Puget Sound Professor Seth Weinberger explores how domestic extremists threaten the future of American democracy.

I am a scholar of international security. For most of my life, I’ve been focused on threats like nuclear annihilation and “Great Power war”—conflict with China or Russia. But today, for the first time in my life, the most significant threat to our country comes from within. Since 9/11, there have been 107 deaths in the U.S. from jihadi violence—and 114 deaths from violence by right-wing domestic extremists, many of them white supremacists. But the numbers don’t represent the true nature of the threat. The very future of our nation is endangered by those who are not committed to liberal democracy.

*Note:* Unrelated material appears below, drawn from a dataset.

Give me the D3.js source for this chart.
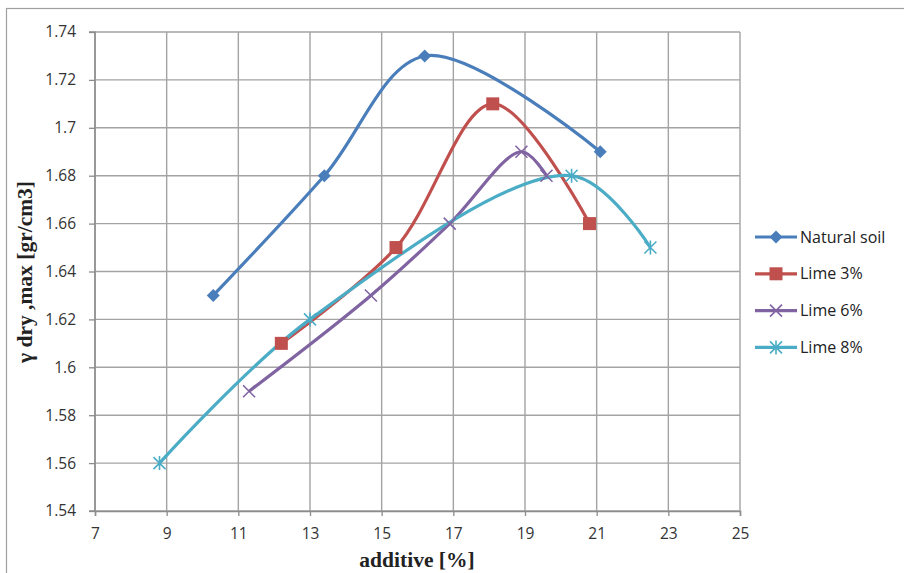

When I use the word “liberal,” I’m not referring to the left, in the political sense of Democratic versus Republican views, but rather classical liberalism, an intellectual tradition that goes back to John Locke and Adam Smith. They argued that individuals have inherent rights that cannot be violated or abridged by the whims of elites or majorities. It’s perhaps the “liberal” that matters more than the “democracy.” Slavery was a democratic institution—after all, the majority of people in the country wanted or tolerated it. So democracy itself is not inherently a good thing; it requires liberal restraint, like respecting the rights of minorities, to work well. It is the liberal part that allows people who are unlike one another to live together, confident that their rights are guaranteed.